The comment on the sixteenth verse of Psalm xxii., They pierced my hands and my feet, is again applied to David, when, flying from his enemies, and scrambling like a four-footed beast over rugged and thorny places, his hands and feet were lacerated—fugiente David per abrupta, instar quadrupedis, manus ejus et pedes lacerabantur.
Sacrifice and offering thou didst not desire—Psalm xl. 6, signifies, says our commentator, that David, when a fugitive in the wilderness, offered no sacrifices.
In the verse, Thy throne, O God, is for ever and ever, Psalm xlv. 6, the word God, says our exponent, refers to Solomon, who, like Moses and Cyrus, is here styled Divus—God.

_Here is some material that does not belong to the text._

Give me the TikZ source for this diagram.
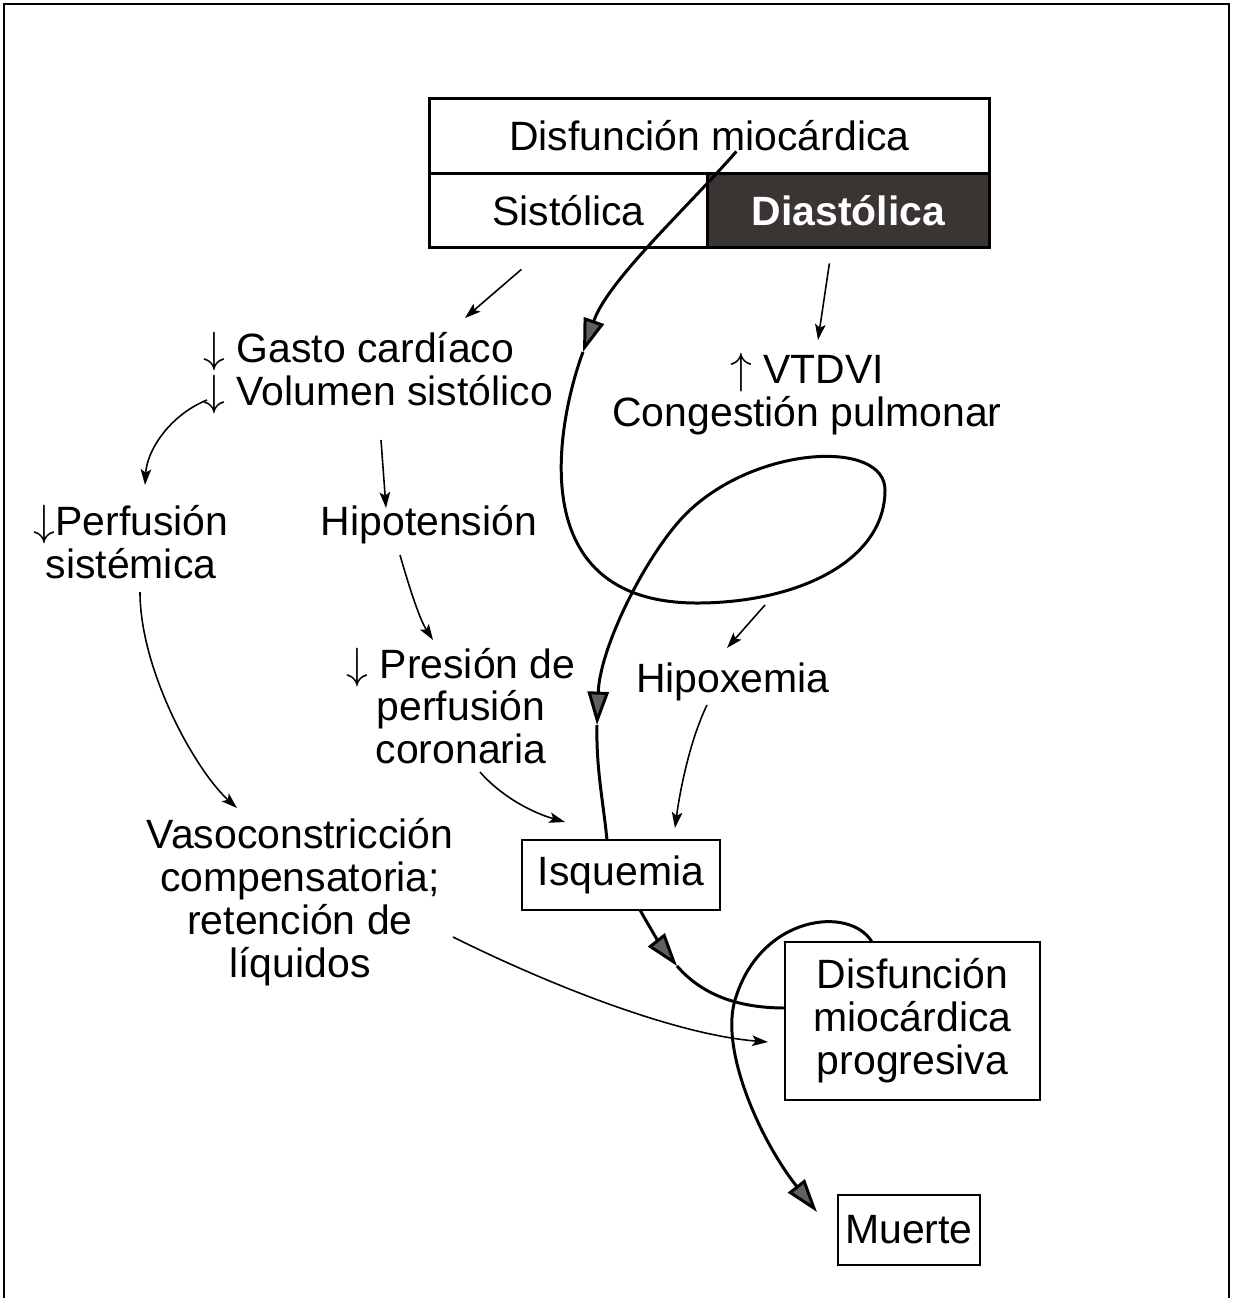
\documentclass[tikz,border=0pt]{standalone}
\usepackage{fontspec}
\setmainfont{Liberation Sans}
\usetikzlibrary{arrows.meta}
\definecolor{darkcell}{RGB}{58,53,51}
\definecolor{headgray}{RGB}{95,95,95}
\newcommand{\mainfnt}{\fontsize{23.3}{24.4}\selectfont}
\newcommand{\dn}{$\downarrow$}
\newcommand{\upa}{$\uparrow$}
\begin{document}
\begin{tikzpicture}[x=0.02cm,y=-0.02cm,font=\mainfnt]
\tikzset{
 cell/.style={draw, line width=1.6pt, inner sep=0pt, anchor=north west},
 boxn/.style={draw, line width=1.6pt, inner sep=0pt, align=center},
 txt/.style={inner sep=0pt, align=center},
 thinarr/.style={line width=0.9pt, -{Stealth[length=9pt,width=6pt,inset=2pt]}},
 thkline/.style={line width=1.7pt},
 thkarr/.style={line width=1.7pt, -{Triangle[length=19pt,width=12pt,fill=headgray]}},
}
\useasboundingbox (0,0) rectangle (1232,1298);
\draw[line width=1.6pt] (4,1298) -- (4,4) -- (1229,4) -- (1229,1298);

% top box
\node[cell, minimum width=11.2cm, minimum height=1.5cm] (dm) at (428,97) {Disfunción miocárdica};
\node[cell, minimum width=5.56cm, minimum height=1.48cm] (sis) at (428,172) {Sistólica};
\node[cell, fill=darkcell, text=white, font=\mainfnt\bfseries, minimum width=5.64cm, minimum height=1.48cm] (dia) at (706,172) {Diastólica};

% text nodes
\node[txt, align=left, anchor=west] (gc) at (203,373) {\dn\ Gasto cardíaco\\\dn\ Volumen sistólico};
\node[txt] (vt) at (807,394) {\upa\ VTDVI\\Congestión pulmonar};
\node[txt] (pf) at (131,542) {\dn Perfusión\\sistémica};
\node[txt] (hp) at (429,525) {Hipotensión};
\node[txt] (pr) at (461,706) {\dn\ Presión de\\perfusión\\coronaria};
\node[txt] (hx) at (733,682) {Hipoxemia};
\node[txt] (vc) at (300,902) {Vasoconstricción\\compensatoria;\\retención de\\líquidos};

% boxes
\node[boxn, minimum width=3.96cm, minimum height=1.4cm] (isq) at (621,875) {Isquemia};
\node[boxn, minimum width=5.1cm, minimum height=3.16cm] (dmp) at (912.5,1021) {Disfunción\\miocárdica\\progresiva};
\node[boxn, minimum width=2.84cm, minimum height=1.4cm] (mu) at (909,1230) {Muerte};

% thin arrows
\draw[thinarr] ([shift={(-47,59)}]sis.center) -- ([shift={(262,-55)}]gc.west);
\draw[thinarr] ([shift={(-19,53)}]dia.center) -- ([shift={(11,-54)}]vt.center);
\draw[thinarr] ([shift={(4,27)}]gc.west) .. controls (170,415) and (147,450) .. ([shift={(14,-57)}]pf.center);
\draw[thinarr] ([shift={(178,67)}]gc.west) -- ([shift={(-43,-17)}]hp.center);
\draw[thinarr] ([shift={(9,50)}]pf.center) .. controls (140,670) and (195,770) .. ([shift={(-63,-94)}]vc.center);
\draw[thinarr] ([shift={(-29,30)}]hp.center) .. controls (410,590) and (420,620) .. ([shift={(-28,-66)}]pr.center);
\draw[thinarr] ([shift={(19,66)}]pr.center) .. controls (500,795) and (530,812) .. ([shift={(-56,-53)}]isq.center);
\coordinate (lp) at (765,605);
\draw[thinarr] (lp) -- ([shift={(-6,-34)}]hx.center);
\draw[thinarr] ([shift={(-26,23)}]hx.center) .. controls (690,740) and (680,790) .. ([shift={(54,-47)}]isq.center);
\draw[thinarr] ([shift={(153,35)}]vc.center) .. controls (560,990) and (680,1035) .. ([shift={(-144.5,21)}]dmp.center);

% thick main curve
\coordinate (a1) at (583,352);
\coordinate (b1) at (700,603);
\coordinate (r1) at (885,490);
\coordinate (c1) at (690,510);
\coordinate (a2) at (597,725);
\draw[thkarr] ([shift={(27,15.5)}]dm.center) .. controls (690,205) and (608,280) .. (a1);
\draw[thkline] (a1) .. controls (564,402) and (510,605) .. (b1)
  .. controls (800,602) and (885,560) .. (r1)
  .. controls (885,440) and (760,445) .. (c1);
\draw[thkarr] (c1) .. controls (650,547) and (600,645) .. (a2);
\draw[thkline] (a2) .. controls (596,768) and (603,800) .. ([shift={(-14,-35)}]isq.center);

% isquemia -> disfuncion progresiva
\coordinate (a3) at (677,966);
\draw[thkarr] ([shift={(19,35)}]isq.center) .. controls (650,928) and (662,947) .. (a3);
\draw[thkline] (a3) .. controls (703,996) and (740,1008) .. ([shift={(-127.5,-13)}]dmp.center);

% disfuncion progresiva -> muerte
\draw[thkarr] ([shift={(-40.5,-79)}]dmp.center) .. controls (850,905) and (760,915) .. (735,1000)
  .. controls (720,1050) and (760,1140) .. ([shift={(-92,-18)}]mu.center);
\end{tikzpicture}
\end{document}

They gave me gall for my meat, and in my thirst they gave me vinegar as drink, of Psalm xlix. 22, says Villanovanus, is a passage referring to Nabal’s refusal and churlishness when David asked him for meat and drink.
The Lord said unto my Lord, Sit thou at my right hand until I make thine enemies thy footstool, Psalm cx. 1. ‘This refers to David and Solomon, types alike of Christ, when David, having set his son on the throne beside him, addressed him as My Lord, and styled him a priest after the order of Melchizedek.’